#### INSTRUCTIONS FOR THE TASK
Quote the records exactly, starting at the first line and stopping after the line with "rh74_resp = [80.0, 38.5, 15.5, 9.8, 0.0]"; skip the pictures.

#### INFORMATION PROVIDED

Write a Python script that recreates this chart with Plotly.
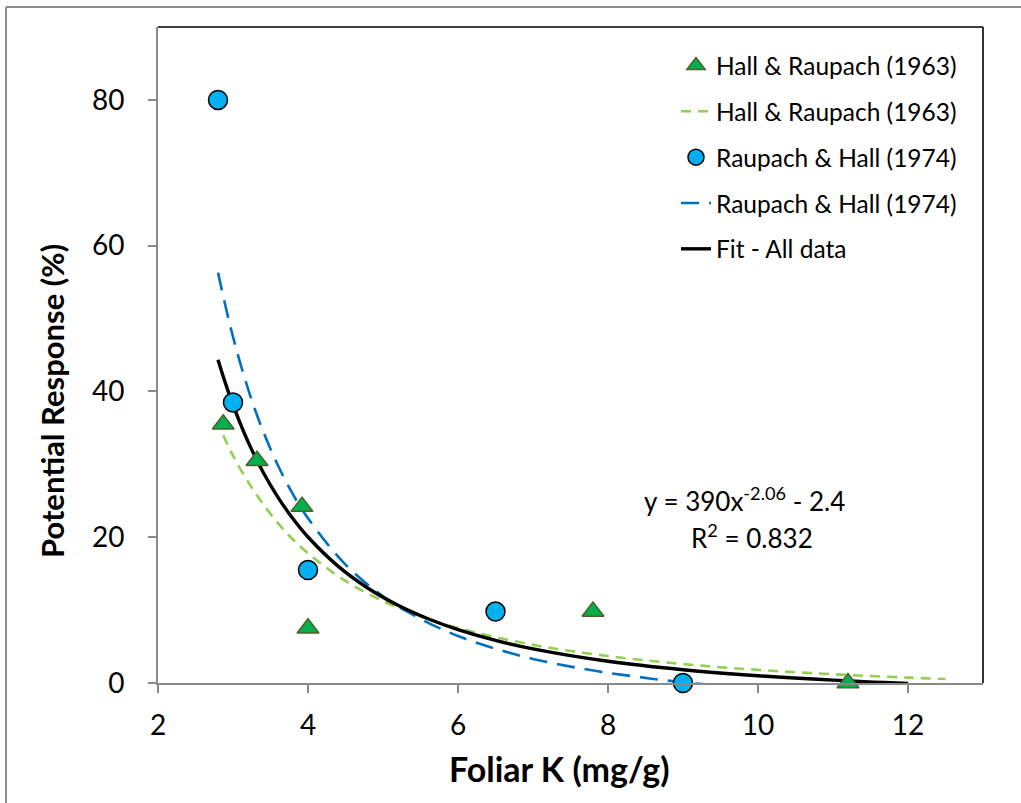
import plotly.graph_objects as go

FONT = "Lato"

# Observed responses, Hall & Raupach (1963)
hr63_k = [2.87, 3.32, 3.92, 4.0, 7.8, 11.2]
hr63_resp = [35.5, 30.5, 24.2, 7.5, 9.8, 0.0]

# Observed responses, Raupach & Hall (1974)
rh74_k = [2.8, 3.0, 4.0, 6.5, 9.0]
rh74_resp = [80.0, 38.5, 15.5, 9.8, 0.0]

# Response curve fitted to the 1963 data
hr63_curve_k = [2.87, 3.0, 3.25, 3.5, 3.75, 4.0, 4.5, 5.0, 5.5, 6.0, 7.0, 8.0, 9.0, 10.0, 11.0, 12.0, 12.5]
hr63_curve_resp = [34.0, 31.2, 26.8, 23.2, 20.2, 17.8, 14.0, 11.25, 9.16, 7.54, 5.23, 3.7, 2.6, 1.8, 1.2, 0.74, 0.54]

# Response curve fitted to the 1974 data
rh74_curve_k = [2.8, 3.0, 3.25, 3.5, 3.75, 4.0, 4.5, 5.0, 5.5, 6.0, 6.5, 7.0, 7.5, 8.0, 8.5, 9.0, 9.5]
rh74_curve_resp = [56.3, 47.5, 38.8, 32.1, 26.8, 22.6, 16.25, 11.9, 8.8, 6.45, 4.7, 3.3, 2.25, 1.4, 0.7, 0.1, -0.35]

# Combined fit over all data: y = a * x^b + c
fit_a = 390
fit_b = -2.06
fit_c = -2.4
fit_r2 = 0.832
fit_k = [2.8, 2.9, 3.0, 3.2, 3.4, 3.6, 3.8, 4.0, 4.4, 4.8, 5.2, 5.6, 6.0, 6.5, 7.0, 8.0, 9.0, 10.0, 11.0, 12.0]
fit_resp = [fit_a * k ** fit_b + fit_c for k in fit_k]

x_ticks = [2, 4, 6, 8, 10, 12]
y_ticks = [0, 20, 40, 60, 80]

# Page geometry (pixels)
W, H = 1021, 803
ML, MR, MT, MB = 158, 38, 27, 120
PW, PH = W - ML - MR, H - MT - MB


def px(x):
    return (x - ML) / PW


def py(y):
    return (H - MB - y) / PH


TRI_FILL = "#00B050"
TRI_EDGE = "#4F6228"
DOT_FILL = "#00B0F0"
GREEN_DASH = "#92D050"
BLUE_DASH = "#0070C0"
AXIS_GREY = "#898989"

fig = go.Figure()

# curves first so the markers sit on top
fig.add_trace(go.Scatter(
    x=hr63_curve_k, y=hr63_curve_resp, mode="lines", line_shape="spline",
    name="Hall & Raupach (1963)", legendrank=2, legendgroup="g2",
    line=dict(color=GREEN_DASH, width=2.6, dash="10px,7px"),
))
fig.add_trace(go.Scatter(
    x=rh74_curve_k, y=rh74_curve_resp, mode="lines", line_shape="spline",
    name="Raupach & Hall (1974)", legendrank=4, legendgroup="g4",
    line=dict(color=BLUE_DASH, width=2.6, dash="18px,10px"),
))
fig.add_trace(go.Scatter(
    x=fit_k, y=fit_resp, mode="lines", line_shape="spline",
    name="Fit - All data", legendrank=5, legendgroup="g5",
    line=dict(color="black", width=3.4),
))
fig.add_trace(go.Scatter(
    x=hr63_k, y=hr63_resp, mode="markers", cliponaxis=False,
    name="Hall & Raupach (1963)", legendrank=1, legendgroup="g1",
    marker=dict(symbol="triangle-up", size=19, color=TRI_FILL,
                line=dict(color=TRI_EDGE, width=1.5)),
))
fig.add_trace(go.Scatter(
    x=rh74_k, y=rh74_resp, mode="markers", cliponaxis=False,
    name="Raupach & Hall (1974)", legendrank=3, legendgroup="g3",
    marker=dict(symbol="circle", size=19, color=DOT_FILL,
                line=dict(color="black", width=1.5)),
))

axis_common = dict(
    showgrid=False, zeroline=False, showline=True, linecolor=AXIS_GREY, linewidth=2,
    ticks="outside", ticklen=8, tickwidth=2, tickcolor=AXIS_GREY,
    tickfont=dict(family=FONT, size=28, color="black"),
)

fig.update_xaxes(range=[2, 13], tickvals=x_ticks, ticklabelstandoff=8, **axis_common)
fig.update_yaxes(range=[0, 90], tickvals=y_ticks, ticklabelstandoff=18, **axis_common)

shapes = [
    # outer chart frame (left and top edges)
    dict(type="line", xref="paper", yref="paper", x0=px(6), x1=px(W + 5), y0=py(7), y1=py(7),
         line=dict(color="#8C8C8C", width=2)),
    dict(type="line", xref="paper", yref="paper", x0=px(6), x1=px(6), y0=py(7), y1=py(H + 5),
         line=dict(color="#8C8C8C", width=2)),
    # plot-area border on top and right
    dict(type="line", xref="paper", yref="paper", x0=0, x1=1, y0=1, y1=1,
         line=dict(color="black", width=1.6)),
    dict(type="line", xref="paper", yref="paper", x0=1, x1=1, y0=0, y1=1,
         line=dict(color="black", width=1.6)),
]

annotations = [
    dict(text=f"y = {fit_a}x<sup>{fit_b}</sup> - {abs(fit_c)}", xref="paper", yref="paper",
         x=px(744), y=py(500), xanchor="center", yanchor="middle", showarrow=False,
         font=dict(family=FONT, size=26, color="black")),
    dict(text=f"R<sup>2</sup> = {fit_r2}", xref="paper", yref="paper",
         x=px(752), y=py(536), xanchor="center", yanchor="middle", showarrow=False,
         font=dict(family=FONT, size=26, color="black")),
    dict(text="Foliar K (mg/g)", xref="paper", yref="paper",
         x=px(559), y=py(768), xanchor="center", yanchor="middle", showarrow=False,
         font=dict(family=FONT, size=34, color="black", weight="bold")),
    dict(text="Potential Response (%)", xref="paper", yref="paper", textangle=-90,
         x=px(52), y=py(401), xanchor="center", yanchor="middle", showarrow=False,
         font=dict(family=FONT, size=31, color="black", weight="bold")),
]

fig.update_layout(
    width=W, height=H,
    margin=dict(l=ML, r=MR, t=MT, b=MB, pad=0),
    paper_bgcolor="white", plot_bgcolor="white",
    showlegend=True,
    legend=dict(
        x=px(676), y=py(43), xanchor="left", yanchor="top",
        font=dict(family=FONT, size=24.5, color="black"),
        bgcolor="rgba(0,0,0,0)", borderwidth=0,
        traceorder="grouped", tracegroupgap=11, itemwidth=30,
    ),
    shapes=shapes,
    annotations=annotations,
    font=dict(family=FONT, color="black"),
)

fig.write_html("out.html")
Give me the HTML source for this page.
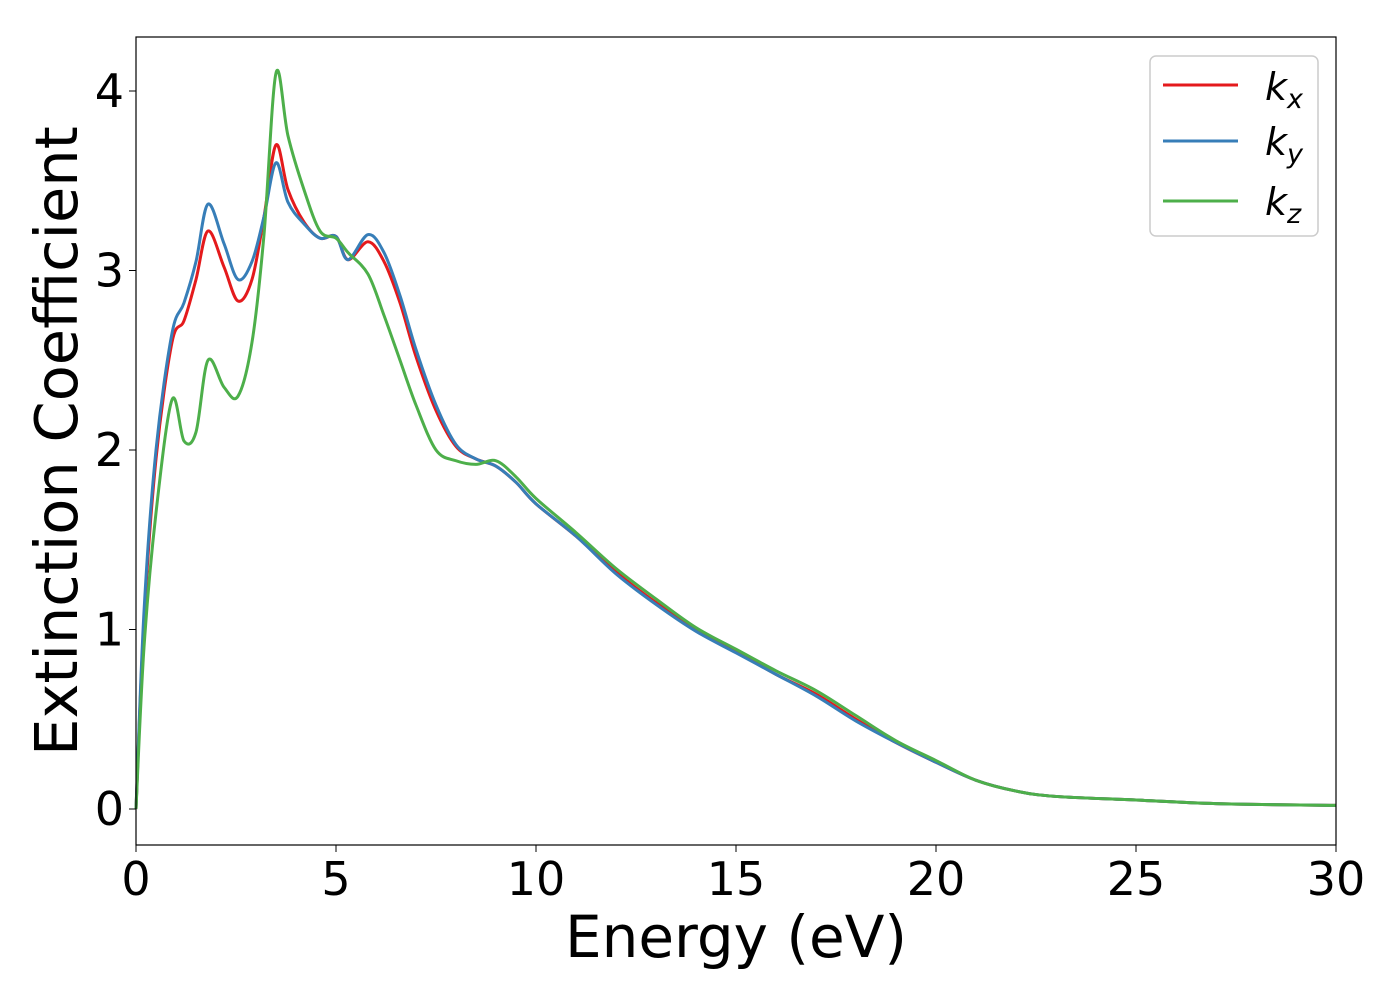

#### RESULT OF THE EXERCISE
Write a Python script that recreates this chart with Plotly.
import plotly.graph_objects as go

FONT = "Lato"

# Observed responses, Hall & Raupach (1963)
hr63_k = [2.87, 3.32, 3.92, 4.0, 7.8, 11.2]
hr63_resp = [35.5, 30.5, 24.2, 7.5, 9.8, 0.0]

# Observed responses, Raupach & Hall (1974)
rh74_k = [2.8, 3.0, 4.0, 6.5, 9.0]
rh74_resp = [80.0, 38.5, 15.5, 9.8, 0.0]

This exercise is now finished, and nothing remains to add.